Records –
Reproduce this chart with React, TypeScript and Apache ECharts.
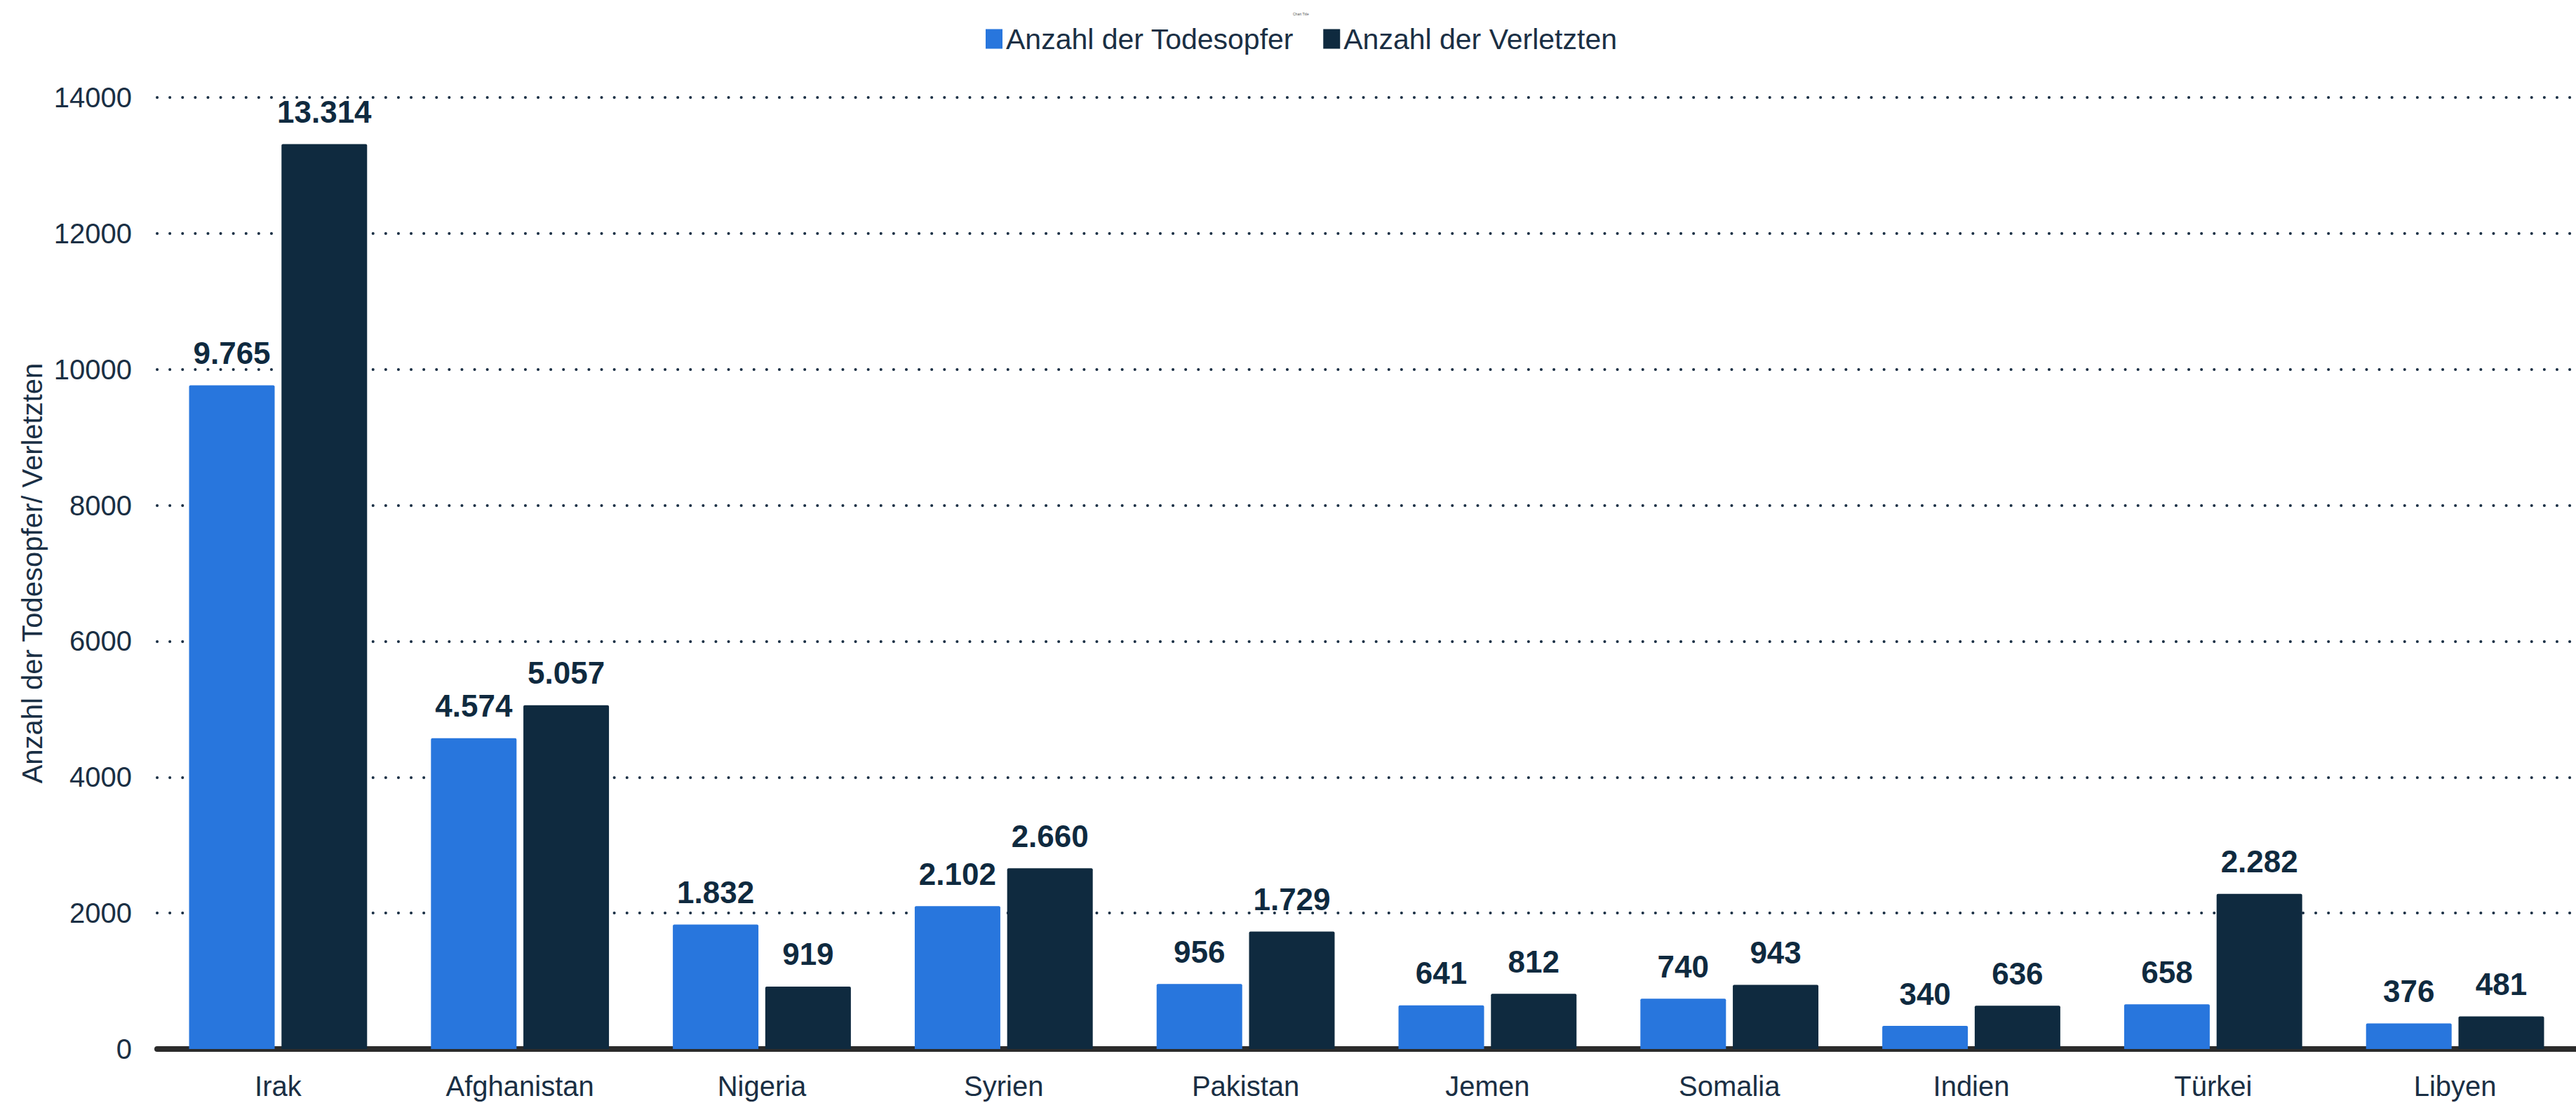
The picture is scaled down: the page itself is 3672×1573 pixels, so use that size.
import React, { useEffect, useRef } from "react";
import * as echarts from "echarts";

const categories = ["Irak", "Afghanistan", "Nigeria", "Syrien", "Pakistan", "Jemen", "Somalia", "Indien", "Türkei", "Libyen"];
const todesopfer = [9765, 4574, 1832, 2102, 956, 641, 740, 340, 658, 376];
const verletzte = [13314, 5057, 919, 2660, 1729, 812, 943, 636, 2282, 481];
const seriesNames = ["Anzahl der Todesopfer", "Anzahl der Verletzten"];
const yAxisName = "Anzahl der Todesopfer/ Verletzten";

const BLUE = "#2876dd";
const NAVY = "#0f2a3f";
const TEXT = "#1a2f44";

const fmt = (v: number) => v.toString().replace(/\B(?=(\d{3})+(?!\d))/g, ".");

export default function App() {
  const ref = useRef<HTMLDivElement>(null);
  useEffect(() => {
    if (!ref.current) return;
    const chart = echarts.init(ref.current, undefined, { renderer: "svg" });
    const labelCfg = {
      show: true,
      position: "top",
      distance: 24,
      fontFamily: "Liberation Sans, Arial, sans-serif",
      fontWeight: "bold",
      fontSize: 44,
      color: NAVY,
      formatter: (p: any) => fmt(p.value),
    };
    chart.setOption({
      animation: false,
      backgroundColor: "#ffffff",
      textStyle: { fontFamily: "Liberation Sans, Arial, sans-serif" },
      title: {
        text: "Chart Title",
        left: 1838,
        top: 12,
        textStyle: { fontSize: 5, color: "#555", fontWeight: "normal" },
      },
      legend: {
        top: 30,
        left: 1400,
        itemWidth: 24,
        itemHeight: 28,
        itemGap: 42,
        icon: "rect",
        textStyle: { fontSize: 41, color: TEXT, padding: [0, 0, 0, 0] },
        data: seriesNames,
      },
      grid: { left: 224, right: -8, top: 139, bottom: 77, containLabel: false },
      xAxis: {
        type: "category",
        data: categories,
        offset: 4,
        axisLine: { show: true, lineStyle: { color: "#2b2b2b", width: 8 } },
        axisTick: { show: false },
        axisLabel: { fontSize: 40, color: TEXT, margin: 29 },
      },
      yAxis: {
        type: "value",
        min: 0,
        max: 14000,
        interval: 2000,
        name: yAxisName,
        nameLocation: "middle",
        nameGap: 123,
        nameTextStyle: { fontSize: 40, color: TEXT },
        axisLine: { show: false },
        axisTick: { show: false },
        axisLabel: { fontSize: 40, color: TEXT, margin: 36, formatter: (v: number) => String(v) },
        splitLine: {
          show: true,
          lineStyle: { color: "#1a2f44", width: 4, type: [0.1, 18], cap: "round" },
        },
      },
      series: [
        {
          name: seriesNames[0],
          type: "bar",
          data: todesopfer,
          barWidth: 122,
          barGap: "8%",
          itemStyle: { color: BLUE, borderRadius: [2, 2, 0, 0] },
          label: labelCfg,
        },
        {
          name: seriesNames[1],
          type: "bar",
          data: verletzte,
          barWidth: 122,
          barGap: "8%",
          itemStyle: { color: NAVY, borderRadius: [2, 2, 0, 0] },
          label: labelCfg,
        },
      ],
    });
    return () => chart.dispose();
  }, []);
  return (
    <div
      ref={ref}
      style={{ position: "fixed", left: 0, top: 0, width: 3672, height: 1573, background: "#fff" }}
    />
  );
}
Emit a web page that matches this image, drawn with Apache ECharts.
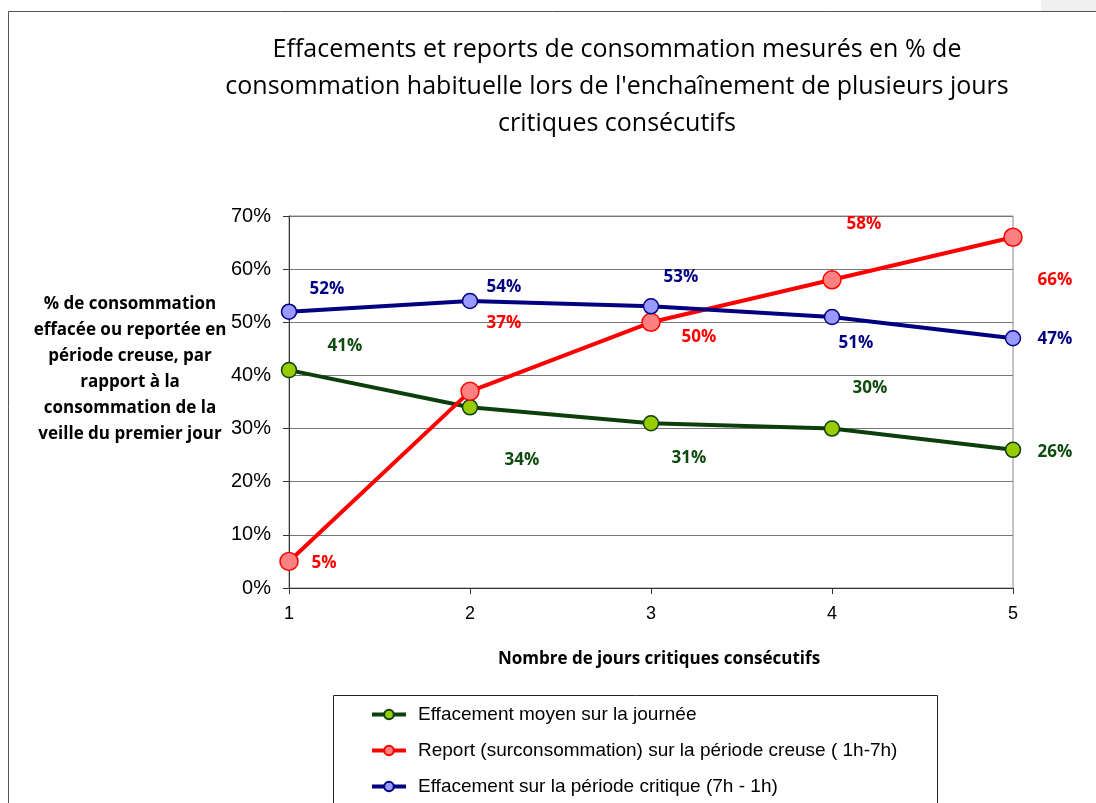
<!DOCTYPE html>
<html>
<head>
<meta charset="utf-8">
<script src="https://cdn.jsdelivr.net/npm/echarts@6/dist/echarts.min.js"></script>
<style>
  html, body { margin: 0; padding: 0; background: #fff; }
  #main { width: 1096px; height: 803px; }
</style>
</head>
<body>
<div id="main"></div>
<script>
// donnees du graphique
var jours = ["1", "2", "3", "4", "5"];
var effacementJournee = [41, 34, 31, 30, 26];
var reportCreuse = [5, 37, 50, 58, 66];
var effacementCritique = [52, 54, 53, 51, 47];
var yTicks = [0, 10, 20, 30, 40, 50, 60, 70];

var seriesNames = [
  "Effacement moyen sur la journée",
  "Report (surconsommation) sur la période creuse ( 1h-7h)",
  "Effacement sur la période critique (7h - 1h)"
];

// decalage des etiquettes (deplacees a la main dans l'original)
var offsetsVert = [[56, -24], [52, 53], [38, 35], [38, -40], [42, 2]];
var offsetsRouge = [[35, 2], [34, -68], [48, 15], [32, -56], [42, 43]];
var offsetsBleu = [[38, -23], [34, -14], [30, -29], [24, 26], [42, 1]];

function withLabels(values, offsets) {
  return values.map(function (v, i) {
    return { value: v, label: { offset: offsets[i] } };
  });
}

function lineSerie(name, values, offsets, lineColor, fill, size, labelColor) {
  return {
    name: name,
    type: "line",
    data: withLabels(values, offsets),
    symbol: "circle",
    symbolSize: size,
    lineStyle: { color: lineColor, width: 4 },
    itemStyle: { color: fill, borderColor: lineColor, borderWidth: 1.5 },
    label: {
      show: true,
      position: "inside",
      formatter: "{c}%",
      color: labelColor,
      fontFamily: "Open Sans",
      fontWeight: "bold",
      fontSize: 17
    },
    z: 3
  };
}

var option = {
  animation: false,
  backgroundColor: "#fff",
  title: {
    text: "Effacements et reports de consommation mesurés en % de\nconsommation habituelle lors de l'enchaînement de plusieurs jours\ncritiques consécutifs",
    left: 612,
    top: 26,
    textAlign: "center",
    textStyle: {
      fontFamily: "Open Sans",
      fontWeight: "normal",
      fontSize: 25,
      lineHeight: 37,
      color: "#000"
    }
  },
  graphic: [
    { type: "rect", shape: { x: 1041, y: 0, width: 60, height: 11 }, style: { fill: "#f0f0f0" }, silent: true },
    { type: "rect", shape: { x: 8.5, y: 11.5, width: 1100, height: 800 }, style: { fill: "none", stroke: "#555", lineWidth: 1 }, silent: true },
    { type: "rect", shape: { x: 333.5, y: 695.5, width: 604, height: 120 }, style: { fill: "none", stroke: "#222", lineWidth: 1 }, silent: true },
    {
      type: "text",
      x: 130,
      y: 291,
      style: {
        text: "% de consommation\neffacée ou reportée en\npériode creuse, par\nrapport à la\nconsommation de la\nveille du premier jour",
        align: "center",
        verticalAlign: "top",
        fontFamily: "Open Sans",
        fontWeight: "bold",
        fontSize: 17,
        lineHeight: 26,
        fill: "#000"
      }
    }
  ],
  legend: {
    orient: "vertical",
    left: 370,
    top: 705,
    padding: 0,
    itemWidth: 34,
    itemHeight: 12,
    itemGap: 17,
    data: seriesNames,
    lineStyle: { width: 4 },
    textStyle: { fontFamily: "Liberation Sans", fontSize: 19, color: "#000", padding: [0, 0, 0, 7] }
  },
  grid: {
    left: 289,
    right: 83,
    top: 216,
    bottom: 215,
    show: true,
    borderColor: "#888",
    borderWidth: 1
  },
  xAxis: {
    type: "category",
    data: jours,
    boundaryGap: false,
    name: "Nombre de jours critiques consécutifs",
    nameLocation: "middle",
    nameGap: 63,
    nameTextStyle: { fontFamily: "Open Sans", fontWeight: "bold", fontSize: 17, color: "#000", padding: [0, 0, 0, 16] },
    axisLine: { lineStyle: { color: "#333", width: 1 } },
    axisTick: { show: true, length: 6, alignWithLabel: true, lineStyle: { color: "#333" } },
    axisLabel: { fontFamily: "Liberation Sans", fontSize: 18, color: "#000", margin: 17 },
    splitLine: { show: false }
  },
  yAxis: {
    type: "value",
    min: yTicks[0],
    max: yTicks[yTicks.length - 1],
    interval: 10,
    axisLine: { show: true, lineStyle: { color: "#333", width: 1 } },
    axisTick: { show: true, length: 6, lineStyle: { color: "#333" } },
    axisLabel: { fontFamily: "Liberation Sans", fontSize: 20, color: "#000", margin: 18, formatter: "{value}%" },
    splitLine: { show: true, lineStyle: { color: "#777", width: 1 } }
  },
  series: [
    lineSerie(seriesNames[0], effacementJournee, offsetsVert, "#0d3f0d", "#99cc00", 15, "#0d4a0d"),
    lineSerie(seriesNames[1], reportCreuse, offsetsRouge, "#ff0000", "#ff8080", 18, "#ff0000"),
    lineSerie(seriesNames[2], effacementCritique, offsetsBleu, "#000080", "#9999ff", 15, "#000080")
  ]
};

var chart = echarts.init(document.getElementById("main"), null, { renderer: "canvas" });
chart.setOption(option);
</script>
</body>
</html>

Work instructions –
Leave the pictures out, and restate exactly the lines from the start of the records through the one that contains "const fmt = (v: number)".

Correct output –
Reproduce this chart with React, TypeScript and Apache ECharts.
The picture is scaled down: the page itself is 3672×1573 pixels, so use that size.
import React, { useEffect, useRef } from "react";
import * as echarts from "echarts";

const categories = ["Irak", "Afghanistan", "Nigeria", "Syrien", "Pakistan", "Jemen", "Somalia", "Indien", "Türkei", "Libyen"];
const todesopfer = [9765, 4574, 1832, 2102, 956, 641, 740, 340, 658, 376];
const verletzte = [13314, 5057, 919, 2660, 1729, 812, 943, 636, 2282, 481];
const seriesNames = ["Anzahl der Todesopfer", "Anzahl der Verletzten"];
const yAxisName = "Anzahl der Todesopfer/ Verletzten";

const BLUE = "#2876dd";
const NAVY = "#0f2a3f";
const TEXT = "#1a2f44";

const fmt = (v: number) => v.toString().replace(/\B(?=(\d{3})+(?!\d))/g, ".");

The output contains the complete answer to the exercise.